水槽脳の栓を抜け

SF作家 草野原々のブログ

"DOOMSDAY, BISHOP USSER AND SIMULATION WORLDS" まとめ(2)

Alasdair M. Richmondの"DOOMSDAY, BISHOP USSER AND SIMULATION WORLDS"まとめ第二回です。

論文は

https://www.era.lib.ed.ac.uk/handle/1842/2111

で読めます。

 

 

2)若い地球(Young Earth)

Timothy Chambers は終末論法を批判するために、'Ussherian Corollary' (UC) というパロディ論法を考え出した。もし、終末論法が正しければUCも正しいということになり、それはナンセンスであるとする。

 

UCは17世紀の僧侶であるJames Ussherの『世界は紀元前4004年にできた』という説は確からしいとする。

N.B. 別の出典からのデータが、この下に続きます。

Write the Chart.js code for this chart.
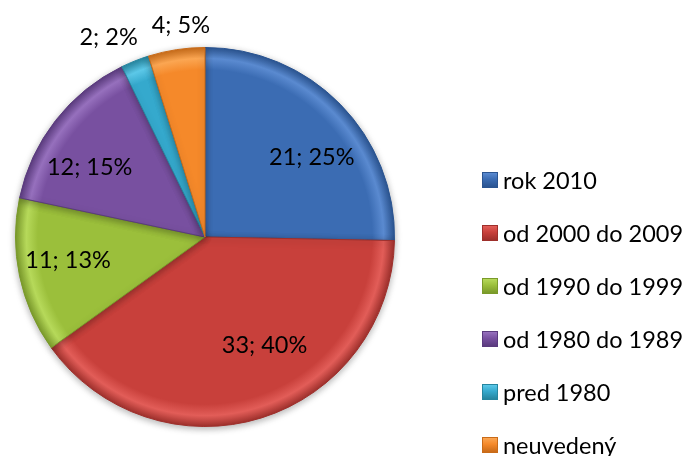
<!DOCTYPE html>
<html>
<head>
<meta charset="utf-8">
<script src="https://cdn.jsdelivr.net/npm/chart.js@4.4.0/dist/chart.umd.min.js"></script>
<style>
  body { margin: 0; background: #fff; }
  #wrap { position: relative; width: 689px; height: 456px; overflow: hidden; }
  #legenda { position: absolute; left: 482px; top: 0; font-family: Lato, sans-serif; font-size: 23.5px; color: #000; }
  .polozka { position: absolute; left: 0; height: 24px; line-height: 24px; white-space: nowrap; display: flex; align-items: center; }
  .stvorec { width: 16px; height: 16px; margin-right: 5px; box-sizing: border-box; }
</style>
</head>
<body>
<div id="wrap">
  <canvas id="graf" width="689" height="456"></canvas>
  <div id="legenda"></div>
</div>
<script>
var kategorie = ['rok 2010', 'od 2000 do 2009', 'od 1990 do 1999', 'od 1980 do 1989', 'pred 1980', 'neuvedený'];
var hodnoty = [21, 33, 11, 12, 2, 4];

var farby = ['#3b6cb3', '#c8403b', '#9bbf3b', '#7850a0', '#35a9cd', '#f5892a'];
var farbySvetle = ['#5a8ad0', '#e25d58', '#b6d95a', '#9670bd', '#5cc8e8', '#fba652'];
var farbyTmave = ['#2a5491', '#9e2f2b', '#7a9a2a', '#5a3a7e', '#25859f', '#c96b18'];

var sucet = hodnoty.reduce(function (a, b) { return a + b; }, 0);

// percenta zaokruhlene tak, aby dali spolu 100 (ako Excel)
function percenta(vals) {
  var presne = vals.map(function (v) { return v / sucet * 100; });
  var cele = presne.map(Math.floor);
  var zvysok = 100 - cele.reduce(function (a, b) { return a + b; }, 0);
  var poradie = presne.map(function (p, i) { return i; })
    .sort(function (a, b) { return (presne[b] - cele[b]) - (presne[a] - cele[a]); });
  for (var k = 0; k < zvysok; k++) cele[poradie[k]]++;
  return cele;
}
var pct = percenta(hodnoty);

function vypln(context) {
  var i = context.dataIndex;
  var chart = context.chart;
  var area = chart.chartArea;
  if (!area) return farby[i];
  var cx = (area.left + area.right) / 2;
  var cy = (area.top + area.bottom) / 2;
  var r = Math.min(area.right - area.left, area.bottom - area.top) / 2;
  var g = chart.ctx.createRadialGradient(cx, cy, 0, cx, cy, r);
  g.addColorStop(0, farby[i]);
  g.addColorStop(0.88, farby[i]);
  g.addColorStop(0.94, farbySvetle[i]);
  g.addColorStop(1, farbyTmave[i]);
  return g;
}

var tien = {
  id: 'tien',
  beforeDatasetsDraw: function (chart) {
    var ctx = chart.ctx;
    ctx.save();
    ctx.shadowColor = 'rgba(0,0,0,0.3)';
    ctx.shadowBlur = 7;
    ctx.shadowOffsetY = 2;
  },
  afterDatasetsDraw: function (chart) {
    chart.ctx.restore();
  }
};

var popisky = {
  id: 'popisky',
  afterDatasetsDraw: function (chart) {
    var ctx = chart.ctx;
    var meta = chart.getDatasetMeta(0);
    var h = 24, medzera = 14;
    ctx.save();
    ctx.font = '23.5px Lato';
    ctx.fillStyle = '#000';
    ctx.textAlign = 'center';
    ctx.textBaseline = 'middle';
    var boxy = [];
    meta.data.forEach(function (arc, i) {
      var p = arc.getProps(['x', 'y', 'startAngle', 'endAngle', 'outerRadius'], true);
      var mid = (p.startAngle + p.endAngle) / 2;
      var text = hodnoty[i] + '; ' + pct[i] + '%';
      var w = ctx.measureText(text).width;
      var cos = Math.cos(mid), sin = Math.sin(mid);
      var b = { text: text, w: w, von: hodnoty[i] / sucet < 0.06 };
      if (b.von) {
        var d = p.outerRadius + 13;
        b.x = p.x + cos * d + cos * w / 2;
        b.y = p.y + sin * d + sin * h / 2;
      } else {
        var d2 = p.outerRadius * 0.6;
        b.x = p.x + cos * d2 + Math.sign(cos) * w * 0.3;
        b.y = p.y + sin * d2;
      }
      boxy.push(b);
    });
    // vonkajsie popisky od seba odsunut, ak sa prekryvaju
    for (var i = 1; i < boxy.length; i++) {
      var a = boxy[i - 1], c = boxy[i];
      if (!a.von || !c.von) continue;
      if (Math.abs(a.y - c.y) >= h) continue;
      var lavy = a.x < c.x ? a : c, pravy = a.x < c.x ? c : a;
      var gap = (pravy.x - pravy.w / 2) - (lavy.x + lavy.w / 2);
      if (gap < medzera) {
        var posun = (medzera - gap) / 2;
        lavy.x -= posun;
        pravy.x += posun;
      }
    }
    boxy.forEach(function (b) { ctx.fillText(b.text, b.x, b.y); });
    ctx.restore();
  }
};

var config = {
  type: 'pie',
  data: {
    labels: kategorie,
    datasets: [{
      data: hodnoty,
      backgroundColor: vypln,
      borderColor: farbyTmave,
      borderWidth: 1
    }]
  },
  options: {
    responsive: false,
    animation: false,
    layout: {
      padding: { left: 15, top: 47, bottom: 29, right: 294 }
    },
    plugins: {
      legend: { display: false },
      tooltip: { enabled: false }
    }
  },
  plugins: [tien, popisky]
};

var myChart = new Chart(document.getElementById('graf'), config);

// legenda
var legenda = document.getElementById('legenda');
kategorie.forEach(function (nazov, i) {
  var div = document.createElement('div');
  div.className = 'polozka';
  div.style.top = (180 + i * 53 - 12) + 'px';
  var box = document.createElement('span');
  box.className = 'stvorec';
  box.style.background = 'linear-gradient(to bottom, ' + farbySvetle[i] + ' 0%, ' + farby[i] + ' 45%, ' + farbyTmave[i] + ' 100%)';
  box.style.border = '1px solid ' + farbyTmave[i];
  var txt = document.createElement('span');
  txt.textContent = nazov;
  div.appendChild(box);
  div.appendChild(txt);
  legenda.appendChild(div);
});
</script>
</body>
</html>
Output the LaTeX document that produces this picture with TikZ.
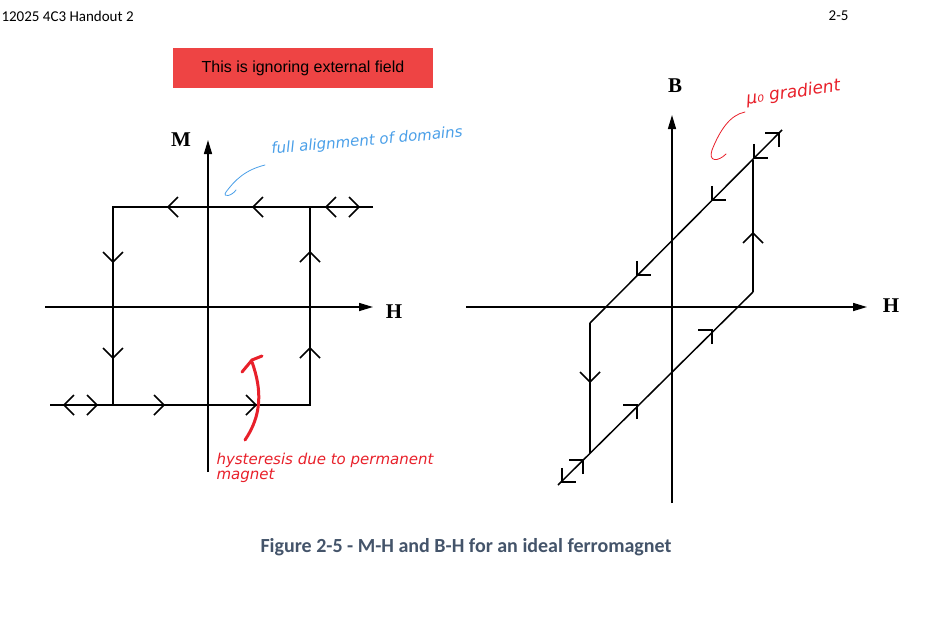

なぜか、それは、終末論法を未来に適用するのではなく、過去に適用した結果だ。

終末論法によると、人類滅亡は近いということになるが、それでは人類誕生も現在に近いという結果となる。

 

この論に対しては、五つの反論がある。1~4まではどってことない反論であるが、5番目の反論は深刻なものだ。

 

反論①:終末論法とUCを対象的なものとしていいのか?確率論的な論証は、しばしば、準拠集団の設定がよくないときにパラドックスを起こす。おそらく、DAは妥当であるが、UCにおける準拠集団にわれわれは入っていないのであろう。

 この反論は、DAとUCの準拠集団がどのように妥当かどうか述べていないため不適当である。

 

反論②:Chambersが終末論法のパロディにすべきなのは世界は紀元前4004年前にできたというUssherの説ではなく、もっとラディカルなラッセルの世界は五分前にできたという説である。

この反論は、単にUCが想定している過去は長すぎるとしているだけで、根本的な反論にはなっていない。

 

反論③:UCは終末論法を否定するのではなく、その確証性を上げる。もしもUCが正しいとすると、アダムとイヴの時代から現在にかけて、すさまじく急激な人口カーブを書いて人口増加が起こっていることとなる。終末論法はわれわれはそのカーブのなかでそのような急なカーブのなかにいる確率は低い(もっと平均的なところにいる)と想定している。よってUCを出すことにより終末論法が確実なものだとわかる。

この反論は、終末論法も未来方向に関してUCと同じような不自然さがあることを説明していない。

 

反論④:終末論法が想定する終末は絶滅などによる終末であるが、別の種が人類から分岐していくかもしれないということは否定しない。一方、UCは世界の創造を想定し、終末論法と同じように過去の種は人類とは別の準拠集団であるが、人類の先祖であるという想定はしない。

この論法は、UCを次のように変形させることにより論駁される。西暦4004年に、突如として人類に意識が誕生した、それ以前の人類は意識のないゾンビであるという仮説だ。

 

反論⑤:1から4にかけての反論は、終末論法とUCの対称性を否定できないが、次の反論⑤はそれができる。UCは、もし終末論法が経験的データを無視するならば、それに対しての有効な反論となるだろう。

 しかしながら、近い将来の終末が近い過去の世界誕生よりもありえそうだということは、経験的な知識からわかることだ。

 

この反論に対して、終末論法の確証性を下げ、UCの確証性を上げるには、将来の人類終末がおこる可能性は非常に低いと主張する宇宙論的事実があればよい。『宇宙において知的情報処理が出現すれば、それは滅びることのない』とする最終的人間原理(Final Anthropic Principle)がその候補となるだろう。しかしながら、FAPは人間の永続性を主張したものではなくて、知的存在の永続性を主張したものであるため、ここでは使えない。